Bengaluru, or is it still Bangalore, is the hotbed of the Indian IT industry. This is what has been drilled into many people. But the electoral results seem to have denied the truth of the assessment.
How else would you reconcile the fact that Nandan Nilekani, one of the blue-eyed boys of the IT industry, lost to the professional politician Ananth Kumar by a whopping twenty percentage points – 56 to 36? All of Nilekani’s IT furbished sheen did not amount to a hill of beans with the electorate of the Bangalore South Lok Sabha constituency (IT industry backyard).
I have an explanation. The reason for Nilekani’s non-performance in the electoral front must be ascribed to his stint as the chairman of the UIDAI, the IT focused ID initiative of the government. (How the Modi government tackles this monster is something that should concern all of us).
I have had a running battle with that agency, after having gone through the process three times, each time after the first, upon being asked to re-enroll and re-re-enroll by the agency because the previous attempts had been a failure. Even as I am typing this I got a message from UIDAI on my mobile that my enrollment has been rejected because of duplication! I swear I have no intention of duplicating my identity anywhere, even on blogspot, facebook, Linked In!
I am not a manual laborer and there was no problem with my fingerprints. There were no obvious errors in my iris reading as I understood and my photograph came out normal. Yet …
The problem is now being compounded as I will be leaving Delhi where this UIDAI drama has been enacted and will be shifting base to Tamil Nadu and my odyssey will, I am afraid, continue.
As usual, lack of accountability. If UIDAI is not accountable, the voter must have thought that its chairman too will be unaccountable, to his constituency. Hence the unsurprising result, I surmise.
Looking at the numbers, upwards of 630,000 people said Ananth Kumar is more responsive. In contrast only about 400,000 people said likewise for Nilekani. I suspect that the six hundred thousand people who voted for Ananth suffered a UIDAI fate not dissimilar to mine. So, I am in good company, and Nilekani not so, not even one of the forty four Congress MPs.

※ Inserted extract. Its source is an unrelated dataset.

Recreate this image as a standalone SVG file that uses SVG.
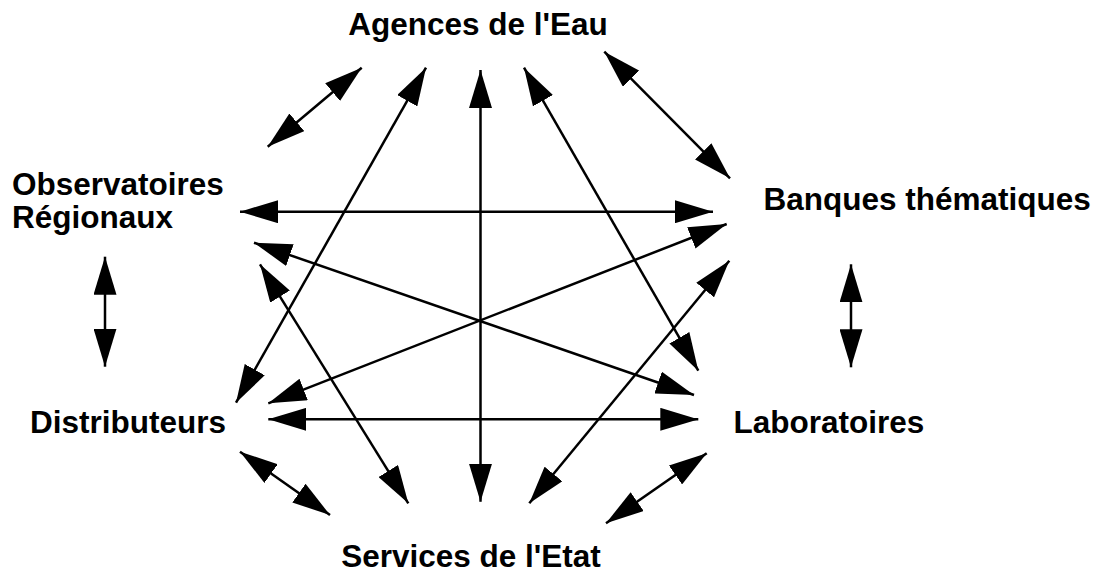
<svg xmlns="http://www.w3.org/2000/svg" width="1100" height="572" viewBox="0 0 1100 572">
<style>
.lbl{font-family:"Liberation Sans",Arial,sans-serif;font-weight:bold;font-size:31.5px;fill:#000}
.c line{stroke:#000;stroke-width:2.5;marker-start:url(#ah);marker-end:url(#ah)}
</style>
<defs>
<marker id="ah" markerUnits="userSpaceOnUse" viewBox="0 -11.5 38 23" refX="38" refY="0" markerWidth="38" markerHeight="23" orient="auto-start-reverse">
<path d="M38,0 L0,-11.5 L0,11.5 Z" fill="#000"/>
</marker>
</defs>
<rect width="1100" height="572" fill="#fff"/>
<g id="connectors" class="c">
<line x1="267.7" y1="146.7" x2="361.7" y2="67.7"/>
<line x1="236" y1="402.7" x2="426" y2="67.7"/>
<line x1="480.5" y1="501.7" x2="480.5" y2="70"/>
<line x1="240" y1="211.7" x2="713" y2="211.7"/>
<line x1="698.3" y1="370.7" x2="524" y2="67.7"/>
<line x1="604.3" y1="51.7" x2="730" y2="178.3"/>
<line x1="268.3" y1="403.3" x2="726.7" y2="224"/>
<line x1="254" y1="242.7" x2="694" y2="395"/>
<line x1="260" y1="264.3" x2="408.3" y2="503.3"/>
<line x1="529.3" y1="503.3" x2="729.3" y2="260.7"/>
<line x1="268.3" y1="419.3" x2="698.3" y2="419.3"/>
<line x1="240" y1="451.7" x2="330" y2="515"/>
<line x1="706.7" y1="453.3" x2="606" y2="523.3"/>
<line x1="105" y1="256.7" x2="105" y2="366.7"/>
<line x1="851" y1="264.3" x2="851" y2="367.3"/>
</g>
<g id="agences"><text class="lbl" x="478" y="35" text-anchor="middle">Agences de l'Eau</text></g>
<g id="observatoires"><text class="lbl" x="12" y="195">Observatoires</text><text class="lbl" x="12" y="228.3">Régionaux</text></g>
<g id="banques"><text class="lbl" x="763.5" y="210">Banques thématiques</text></g>
<g id="distributeurs"><text class="lbl" x="30" y="432.7">Distributeurs</text></g>
<g id="laboratoires"><text class="lbl" x="733.5" y="433.3">Laboratoires</text></g>
<g id="services"><text class="lbl" x="471" y="566.5" text-anchor="middle">Services de l'Etat</text></g>
</svg>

Going beyond UIDAI, the results are a pointer to the status of the IT industry in the minds of the people. If a technocrat has to lose to a professional politician quite so massively, that too in the former’s backyard, the IT hype must be called into question. This too – as I am a member of the non-IT engineering tribe – brings me a measure of satisfaction and a smile to my face.
All in all, I am a winner and the Indian IT industry is a loser. Nilekani went to all that trouble to prove this obvious fact!